■ **Aim**:
Check each line of the listing, and copy it if it contains the word "chart".

··········

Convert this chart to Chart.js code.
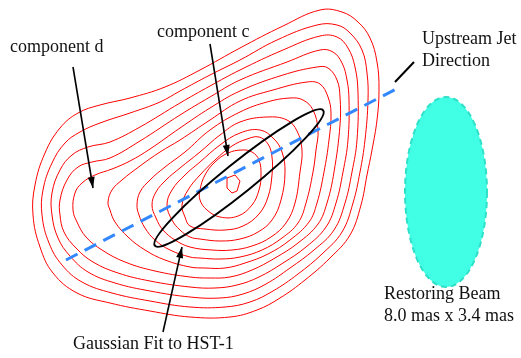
<!DOCTYPE html>
<html>
<head>
<meta charset="utf-8">
<script src="https://cdn.jsdelivr.net/npm/chart.js@4"></script>
<style>
  html, body { margin: 0; padding: 0; background: #fff; }
  #wrap { width: 521px; height: 358px; position: relative; }
</style>
</head>
<body>
<div id="wrap"><canvas id="chart"></canvas></div>
<script>
const contour1 = [[33,215],[35,185],[45,153],[60,128],[78,113],[100,105],[130,98],[165,87],[200,70],[240,48],[283,26],[320,10],[342,12],[358,22],[370,38],[377,62],[379,90],[377,120],[372,150],[367,175],[361,205],[350,235],[330,258],[305,280],[280,298],[257,310],[230,317],[190,317],[150,311],[110,303],[77,293],[53,273],[40,247]];
const contour2 = [[42,215],[43,190],[52,163],[65,143],[80,132],[100,123],[130,113],[160,102],[180,91],[210,75],[240,60],[277,40],[317,25],[337,25],[350,33],[362,50],[367,73],[368,100],[365,140],[360,172],[353,203],[342,232],[322,254],[298,274],[273,291],[250,302],[225,307],[190,307],[150,301],[112,293],[82,282],[62,265],[49,243]];
const contour3 = [[52,215],[52,193],[60,170],[72,155],[88,147],[110,142],[140,127],[180,103],[210,86],[240,70],[283,50],[320,36],[337,37],[348,48],[355,67],[358,93],[357,140],[352,172],[345,203],[334,230],[314,250],[290,268],[266,284],[243,294],[220,298],[190,297],[150,291],[115,283],[88,272],[70,256],[58,238]];
const contour4 = [[60,215],[60,200],[67,180],[78,167],[92,162],[110,158],[140,141],[180,115],[210,97],[240,80],[287,62],[320,50],[333,52],[342,63],[347,80],[349,100],[348,140],[343,172],[336,203],[326,227],[306,247],[283,263],[259,277],[237,285],[215,288],[190,287],[150,281],[118,273],[93,262],[76,248],[64,232]];
const contour5 = [[73,210],[75,193],[82,183],[95,175],[112,169],[130,161],[150,149],[180,128],[210,108],[240,91],[283,75],[317,67],[328,68],[337,80],[340,97],[340,125],[334,172],[327,203],[318,224],[298,243],[275,258],[252,270],[230,277],[210,278],[190,277],[155,271],[125,262],[102,250],[86,237],[77,222]];
const contour6 = [[108,202],[112,190],[122,180],[140,166],[160,152],[180,140],[210,120],[240,101],[273,90],[307,82],[320,84],[328,97],[331,113],[329,140],[324,172],[317,203],[309,222],[290,240],[268,254],[245,263],[225,268],[205,268],[190,267],[165,260],[145,250],[128,237],[115,222],[110,210]];
const contour7 = [[137,205],[140,192],[150,180],[165,167],[185,152],[210,130],[240,112],[267,102],[290,98],[303,100],[313,110],[318,130],[316,150],[313,172],[306,203],[298,223],[282,238],[262,250],[240,257],[220,259],[200,258],[190,257],[170,250],[155,240],[145,228],[139,215]];
const contour8 = [[152,205],[156,192],[166,180],[180,168],[200,152],[220,135],[240,122],[267,117],[287,120],[297,131],[302,150],[300,172],[295,203],[286,223],[271,237],[252,246],[232,250],[212,250],[190,247],[175,240],[163,230],[156,218]];
const contour9 = [[167,205],[172,190],[185,175],[200,162],[220,145],[240,133],[260,130],[274,139],[282,152],[285,172],[281,200],[272,220],[258,232],[240,239],[220,241],[200,239],[190,237],[180,230],[172,220]];
const contour10 = [[182,205],[188,190],[200,175],[215,160],[232,146],[247,139],[259,137],[268,144],[272,157],[272,175],[268,197],[259,214],[243,226],[225,230],[205,229],[190,226],[185,217]];
const contour11 = [[200,190],[205,175],[215,162],[228,153],[242,150],[252,152],[259,160],[261,175],[259,190],[252,205],[238,216],[220,217],[207,210],[200,200]];
const contour12 = [[227,178],[235,175],[240,181],[237,191],[232,193],[227,188]];
const contours = [contour1, contour2, contour3, contour4, contour5, contour6,
                  contour7, contour8, contour9, contour10, contour11, contour12];

// upstream jet axis (dashed) and annotation arrows: [from, to]
const jetAxis = [[66,260],[400,87]];
const arrowD = [[73,67],[93,188]];
const arrowC = [[210,44],[228,156]];
const arrowFit = [[163,332],[182,247]];
const jetLeader = [[395,82],[414,62]];

// ellipses: centre x, centre y, semi-major, semi-minor, angle (deg)
const gaussFit = [239, 178, 108, 15, -38.8];
const beam = [446, 192, 41, 95, 0];

const labels = ['component d', 'component c', 'Upstream Jet', 'Direction',
                'Restoring Beam', '8.0 mas x 3.4 mas', 'Gaussian Fit to HST-1'];

const pts = arr => arr.map(([x, y]) => ({ x, y }));

function lineSet(arr, color, width, dash) {
    return {
        data: pts(arr),
        showLine: true,
        borderColor: color,
        borderWidth: width,
        borderDash: dash || [],
        pointRadius: 0,
        fill: false
    };
}

const datasets = [
    lineSet(arrowD, '#000', 1.6),
    lineSet(arrowC, '#000', 1.6),
    lineSet(arrowFit, '#000', 1.6),
    lineSet(jetLeader, '#000', 2),
    lineSet(jetAxis, '#3388ff', 3, [13, 8])
];

// closed contours: pad with the neighbouring points so the spline closes smoothly,
// and hide the two padding segments
contours.forEach((c, i) => {
    const n = c.length;
    const ds = lineSet([c[n - 1]].concat(c, [c[0], c[1]]), '#ff0000', 1);
    ds.tension = i === contours.length - 1 ? 0 : 0.4;
    ds.segment = {
        borderColor: s => (s.p0DataIndex === 0 || s.p0DataIndex === n + 1) ? 'rgba(0,0,0,0)' : undefined
    };
    datasets.push(ds);
});

// beam under everything; fit ellipse, arrowheads and texts on top
const extras = {
    id: 'extras',
    beforeDatasetsDraw(chart) {
        const ctx = chart.ctx;
        const sx = chart.scales.x, sy = chart.scales.y;
        ctx.save();
        ctx.beginPath();
        ctx.ellipse(sx.getPixelForValue(beam[0]), sy.getPixelForValue(beam[1]),
            beam[2], beam[3], beam[4] * Math.PI / 180, 0, 2 * Math.PI);
        ctx.fillStyle = '#40ffe4';
        ctx.fill();
        ctx.setLineDash([6, 4]);
        ctx.lineWidth = 2;
        ctx.strokeStyle = '#2ee0c8';
        ctx.stroke();
        ctx.restore();
    },
    afterDatasetsDraw(chart) {
        const ctx = chart.ctx;
        const sx = chart.scales.x, sy = chart.scales.y;
        ctx.save();
        // gaussian fit ellipse
        ctx.beginPath();
        ctx.ellipse(sx.getPixelForValue(gaussFit[0]), sy.getPixelForValue(gaussFit[1]),
            gaussFit[2], gaussFit[3], gaussFit[4] * Math.PI / 180, 0, 2 * Math.PI);
        ctx.lineWidth = 2;
        ctx.strokeStyle = '#000';
        ctx.stroke();

        // arrowheads
        [arrowD, arrowC, arrowFit].forEach(a => {
            const x0 = sx.getPixelForValue(a[0][0]), y0 = sy.getPixelForValue(a[0][1]);
            const x1 = sx.getPixelForValue(a[1][0]), y1 = sy.getPixelForValue(a[1][1]);
            const ang = Math.atan2(y1 - y0, x1 - x0);
            ctx.beginPath();
            ctx.moveTo(x1, y1);
            ctx.lineTo(x1 - 11 * Math.cos(ang) + 3.5 * Math.sin(ang), y1 - 11 * Math.sin(ang) - 3.5 * Math.cos(ang));
            ctx.lineTo(x1 - 11 * Math.cos(ang) - 3.5 * Math.sin(ang), y1 - 11 * Math.sin(ang) + 3.5 * Math.cos(ang));
            ctx.closePath();
            ctx.fillStyle = '#000';
            ctx.fill();
        });

        // texts
        ctx.font = '18px "Liberation Serif", "Times New Roman", serif';
        ctx.fillStyle = '#111';
        ctx.textAlign = 'left';
        ctx.textBaseline = 'alphabetic';
        const spots = [[10, 52], [157, 37], [422, 44], [422, 66], [384, 299], [384, 321], [73, 349]];
        labels.forEach((t, i) => ctx.fillText(t, spots[i][0], spots[i][1]));
        ctx.restore();
    }
};

new Chart(document.getElementById('chart'), {
    type: 'scatter',
    data: { datasets },
    options: {
        responsive: true,
        maintainAspectRatio: false,
        animation: false,
        layout: { padding: 0 },
        plugins: { legend: { display: false }, tooltip: { enabled: false } },
        scales: {
            x: { type: 'linear', min: 0, max: 521, display: false },
            y: { type: 'linear', min: 0, max: 358, reverse: true, display: false }
        }
    },
    plugins: [extras]
});
</script>
</body>
</html>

··········

■ **Task response**:
Convert this chart to Chart.js code.
<script src="https://cdn.jsdelivr.net/npm/chart.js@4"></script>
<div id="wrap"><canvas id="chart"></canvas></div>
    beforeDatasetsDraw(chart) {
        const ctx = chart.ctx;
        const sx = chart.scales.x, sy = chart.scales.y;
    afterDatasetsDraw(chart) {
        const ctx = chart.ctx;
        const sx = chart.scales.x, sy = chart.scales.y;
new Chart(document.getElementById('chart'), {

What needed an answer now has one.